By the evening of May 31st, the confluence of deep moisture and a strong EML meant an axis of unusually extreme instability was present into Pennsylvania and New York. Forcing for ascent and organizing shear were still separated to the northwest, so severe weather was isolated despite high-end thermodynamics.
While kinematics may have been missing from the equation over the northeast on the 31st, they were not absent from North America by any means. In fact, a large and deep midlevel low was centered over Canada. Exit region flow exceeded 80 knots, and attendant mass removal supported a strong but well-occluded cyclone with a warm sector ‘fed’ by a strengthening southerly low level jet. But the cyclone was too far northwest to provide the type of widespread lift, organizing shear, and spin-inducing helicity required for a tornado outbreak amidst the rocking instability present on 5/31. This equation would change when, early on the 1st, a pivoting internal shortwave forced the midlevel closed low and attendant troughing to dive ESE through the Great Lakes.
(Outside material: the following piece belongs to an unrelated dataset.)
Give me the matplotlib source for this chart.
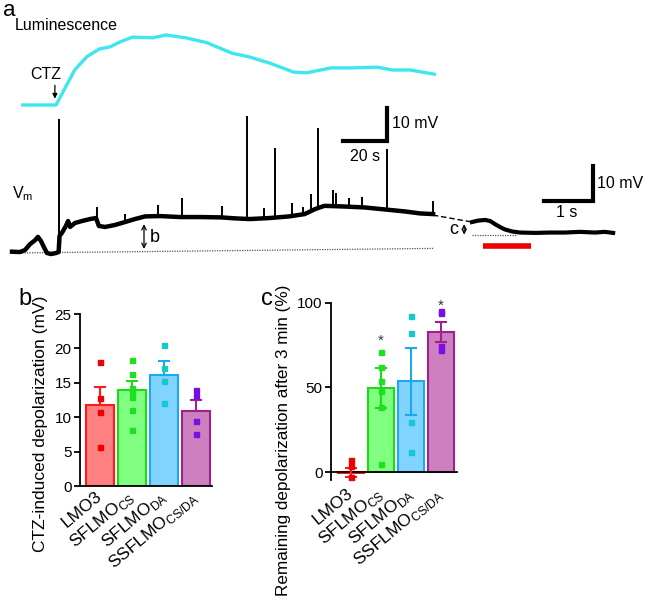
import numpy as np
import matplotlib
matplotlib.use("Agg")
import matplotlib.pyplot as plt

plt.rcParams['font.family'] = ['Liberation Sans', 'DejaVu Sans']

# ---- panel a: traces ----
# luminescence (normalised), time in s
lum_t = [4.9, 20, 28.5, 34, 39.7, 44.5, 49, 54.8, 64, 70, 79, 88.6, 100, 107.5,
         117, 128, 134, 145, 154.5, 166, 173, 181, 192]
lum_val = [0, 0, 0.5, 0.69, 0.8, 0.83, 0.9, 0.97, 0.96, 1.0, 0.96, 0.89, 0.74,
           0.69, 0.6, 0.47, 0.46, 0.53, 0.53, 0.54, 0.5, 0.5, 0.44]

# membrane potential (mV above resting), time in s
vm_t = [0, 3.6, 5.9, 8.2, 10.5, 11.8, 13.2, 14.5, 15.9, 17.7, 20, 21.2, 21.6,
        22.7, 24.5, 25.5, 26.4, 28.6, 31.8, 35.5, 38.2, 39.5, 42.3, 46.8, 51.4,
        55.9, 60.5, 67.3, 76.4, 85.5, 95, 101.4, 108, 117, 126, 133, 137.7,
        142, 151, 160.5, 169.5, 178.6, 185.5, 191.4]
vm_v = [0.3, 0.2, 0.8, 2.6, 3.8, 4.8, 3.5, 1.7, -0.1, -0.4, -0.1, 0.2, 5.1,
        6.0, 8.1, 9.6, 7.8, 9.0, 9.6, 10.2, 10.5, 8.1, 7.8, 8.4, 9.3,
        10.2, 11.0, 11.1, 10.8, 10.8, 10.7, 10.4, 10.2, 10.5, 11.0, 11.7, 13.2,
        14.2, 14.0, 13.7, 13.1, 12.5, 11.9, 11.7]

# spikes: time (s) and peak (mV)
spike_t = [21.2, 38.6, 51.4, 66.4, 77.3, 95.5, 106.8, 114.5, 119.5, 127.3,
           132.3, 135.9, 139.1, 145.9, 147.3, 153.2, 159, 170.5, 191.4]
spike_peak = [40.5, 13.8, 11.7, 14.5, 16.6, 14.2, 41.4, 13.5, 31.7, 15.0,
              13.8, 17.8, 37.8, 19.0, 18.0, 16.6, 16.9, 31.4, 15.7]

# zoomed trace after 3 min (s, mV above dotted level)
late_t = [0, 0.12, 0.27, 0.37, 0.47, 0.57, 0.67, 0.82, 0.98, 1.29, 1.59, 1.9,
          2.2, 2.51, 2.71, 2.88]
late_v = [3.7, 4.1, 4.3, 4.0, 3.1, 2.3, 1.6, 1.0, 0.7, 0.6, 0.7, 0.7, 0.9,
          0.7, 0.9, 0.6]

# ---- panels b, c ----
groups = ['LMO3', r'SFLMO$_\mathregular{CS}$', r'SFLMO$_\mathregular{DA}$',
          r'SSFLMO$_\mathregular{CS/DA}$']
fill_colors = ['#ff8080', '#80ff80', '#80d4ff', '#cc80c0']
edge_colors = ['#ff1a1a', '#1add1a', '#1aa8ee', '#a0208c']
dot_colors = ['#ee0000', '#22dd22', '#18c8c8', '#7a10e0']

b_mean = [11.75, 14.0, 16.2, 10.9]
b_sem = [2.6, 1.3, 1.9, 1.6]
b_points = [[18.0, 12.8, 10.7, 5.7],
            [18.3, 16.3, 14.2, 13.7, 12.9, 11.1, 8.1],
            [20.5, 17.2, 15.3, 12.1],
            [14.0, 13.1, 9.5, 7.6]]

c_mean = [-0.3, 49.7, 53.6, 82.8]
c_sem = [2.7, 11.6, 19.7, 6.0]
c_points = [[7.0, 3.5, -3.0],
            [71.0, 62.1, 53.8, 47.7, 38.5, 4.9],
            [92.1, 81.9, 29.6, 11.8],
            [95.0, 93.7, 74.6, 72.0]]
c_star = [None, 77.5, None, 98.0]

W, H = 649, 598
TOP = 280  # height of panel a in px

fig = plt.figure(figsize=(W / 100, H / 100), dpi=100)


def overlay(x0, y0, sx, sy):
    # invisible axes over panel a: data (0,0) sits at pixel (x0, y0),
    # sx / sy pixels per data unit
    ax = fig.add_axes([0, 1 - TOP / H, 1, TOP / H])
    ax.set_xlim(-x0 / sx, (W - x0) / sx)
    ax.set_ylim(-(TOP - y0) / sy, y0 / sy)
    ax.axis('off')
    return ax


ax_vm = overlay(12, 252.7, 2.2, 3.3)
ax_lum = overlay(12, 105, 2.2, 70)
ax_late = overlay(472, 235, 49, 3.5)

# luminescence
ax_lum.plot(lum_t, lum_val, color='#3ee6ee', lw=2.4, solid_joinstyle='round')
ax_lum.text(1.1, 1.13, 'Luminescence', fontsize=11.5, va='center', ha='left')
ax_lum.text(15.5, 0.44, 'CTZ', fontsize=11.5, ha='center', va='center')
ax_lum.annotate('', xy=(19.5, 0.05), xytext=(19.5, 0.32),
                arrowprops=dict(arrowstyle='-|>', color='black', lw=0.9,
                                mutation_scale=7))

# Vm trace
ax_vm.plot([0, 191.4], [-0.1, 1.3], color='#555555', lw=0.9, ls=(0, (1, 1)))
ax_vm.plot(vm_t, vm_v, color='black', lw=3.2, solid_joinstyle='round')
spike_base = np.interp(spike_t, vm_t, vm_v)
ax_vm.vlines(spike_t, spike_base, spike_peak, color='black', lw=1.4)
ax_vm.text(0, 18, r'V$_\mathregular{m}$', fontsize=11.5, ha='left', va='center')
ax_vm.annotate('', xy=(60, 0.3), xytext=(60, 9.5),
               arrowprops=dict(arrowstyle='<->', color='black', lw=0.9,
                               mutation_scale=8))
ax_vm.text(62.5, 4.6, 'b', fontsize=13, ha='left', va='center')
# scale bar 20 s / 10 mV
ax_vm.plot([150.5, 170.5, 170.5], [33.8, 33.8, 43.8], color='black', lw=3,
           solid_joinstyle='miter')
ax_vm.text(172.5, 39.3, '10 mV', fontsize=11.5, ha='left', va='center')
ax_vm.text(160.5, 29.3, '20 s', fontsize=11.5, ha='center', va='center')

# late trace
ax_late.plot([-0.8, 0], [5.7, 3.7], color='black', lw=1, ls=(0, (4, 2)))
ax_late.plot([0, 0.92], [0, 0], color='#555555', lw=0.9, ls=(0, (1, 1)))
ax_late.plot(late_t, late_v, color='black', lw=3, solid_joinstyle='round')
ax_late.annotate('', xy=(-0.16, -0.7), xytext=(-0.16, 3.9),
                 arrowprops=dict(arrowstyle='<->', color='black', lw=0.9,
                                 mutation_scale=7))
ax_late.text(-0.28, 1.7, 'c', fontsize=13, ha='right', va='center')
ax_late.plot([0.23, 1.21], [-3.0, -3.0], color='#ee0000', lw=4,
             solid_capstyle='butt')
ax_late.plot([1.47, 2.47, 2.47], [9.7, 9.7, 19.7], color='black', lw=3,
             solid_joinstyle='miter')
ax_late.text(2.56, 14.6, '10 mV', fontsize=11.5, ha='left', va='center')
ax_late.text(1.94, 6.5, '1 s', fontsize=11.5, ha='center', va='center')

fig.text(3 / W, 1 - 10 / H, 'a', fontsize=16, ha='left', va='center')


def bar_panel(ax, means, sems, points, two_sided, label_pad):
    x = np.arange(len(means))
    if two_sided:
        ax.spines['bottom'].set_position(('data', 0))
    ax.bar(x, means, width=0.88, color=fill_colors, edgecolor=edge_colors,
           linewidth=1.5, zorder=2)
    for i in range(len(means)):
        lo = sems[i] if two_sided else 0
        ax.errorbar(x[i], means[i], yerr=[[lo], [sems[i]]], color=edge_colors[i],
                    lw=1.5, capsize=4, capthick=1.5, zorder=3)
        ax.plot([x[i]] * len(points[i]), points[i], 's', ms=3.6,
                color=dot_colors[i], zorder=4)
    for s in ['top', 'right']:
        ax.spines[s].set_visible(False)
    for s in ['left', 'bottom']:
        ax.spines[s].set_linewidth(1.3)
    ax.set_xticks(x)
    ax.set_xticklabels(groups, rotation=40, ha='right', va='center',
                       rotation_mode='anchor', fontsize=12.5)
    ax.tick_params(axis='x', length=0, pad=label_pad)
    ax.tick_params(axis='y', length=4, width=1.3, labelsize=11, pad=2)


# panel b
ax_b = fig.add_axes([80 / W, 1 - 486 / H, 132 / W, 172 / H])
bar_panel(ax_b, b_mean, b_sem, b_points, False, 6)
ax_b.set_xlim(-0.62, 3.5)
ax_b.set_ylim(0, 25)
ax_b.set_yticks([0, 5, 10, 15, 20, 25])
ax_b.set_ylabel('CTZ-induced depolarization (mV)', fontsize=12.5)
ax_b.yaxis.set_label_coords(-0.245, 0.36)
fig.text(18 / W, 1 - 299 / H, 'b', fontsize=17, ha='left', va='center')

# panel c
ax_c = fig.add_axes([331 / W, 1 - 480.5 / H, 125.7 / W, 177.8 / H])
bar_panel(ax_c, c_mean, c_sem, c_points, True, 14)
ax_c.set_xlim(-0.67, 3.52)
ax_c.set_ylim(-5, 100)
ax_c.set_yticks([0, 50, 100])
for i, s in enumerate(c_star):
    if s is not None:
        ax_c.text(i, s, '*', fontsize=11, ha='center', va='center',
                  color='#333333')
ax_c.set_ylabel('Remaining depolarization after 3 min (%)', fontsize=12.3)
ax_c.yaxis.set_label_coords(-0.315, 0.225)
fig.text(261 / W, 1 - 299 / H, 'c', fontsize=17, ha='left', va='center')

fig.savefig('out.png', dpi=100)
As the exit region of the midlevel trough surged towards New England on June 1st, 2011, it was accompanied by a well timed late-stage cyclone occlusion process that forced secondary development along the horizontally oriented boundary just north of the Canadian border. As low level flow responded by fanning out broadly between the original and secondary cyclones, there was a sudden surge of kinematic support throughout the atmosphere that overspread the incredible instability at the surface. Suddenly, as daylight heating peaked over the eastern half of the northeast ahead of a surging attendant cold front, the perfect storm was happening.
It wasn’t long before updrafts, forced vertically by the cold front and lee troughing to the east, rapidly exploded upwards amidst high-end CAPE and were organized into long-lived severe storm cells by brisk midlevel flow. As surging, veering low level flow began to rotate these updrafts, the storms strengthened into intense discrete supercells across the northeast.
One cluster of storms entering western Massachusetts benefitted from a coincidental combination of storm-scale mergers and an incredibly favorably mesoscale parameter space. A broad mesocyclone amidst the most aggressive supercell began to dramatically tighten and strengthen as the storm took on a well defined hook echo on approach to Springfield. East of the city, a tornado rapidly developed, quickly strengthening to a powerful EF3 tornado around 0.5 miles wide that tracked just south of the city center.
As the parent supercell began to settle into a favorable equilibrium within a very favorable environment, the couplet continued to intensify while the reflectivity took on a pronounced hook echo. As the tornado roared through suburb after suburb, a massive debris ball would also develop. The result was a textbook high-end radar presentation as the storm moved through Monson and north of Southbridge.
The tornado would end up tracking for around 38 miles, causing catastrophic damage to neighborhoods and completely deforesting wooded areas along a half mile wide path. It was officially delineated as a high end EF3, and some consider that to be an under-rating. The tornado killed three and injured hundreds, a significant human toll that could have well been worse in the highly populated and often ill prepared northeast had it not been for warnings with a significant lead time.
As far as I’m aware, there hasn’t been a tornado at or above EF3 intensity since that day in 2011. Of course, it’s only a matter of time before another ‘perfect storm’ happens, and a few environments have been within spitting distance (9/8/2012, 5/15/2018, 10/2/2018, or 5/15/2020, for example). But regardless of what the future may bring, Springfield will long be remembered by meteorologists in the northeast for its intensity, human toll, and environment.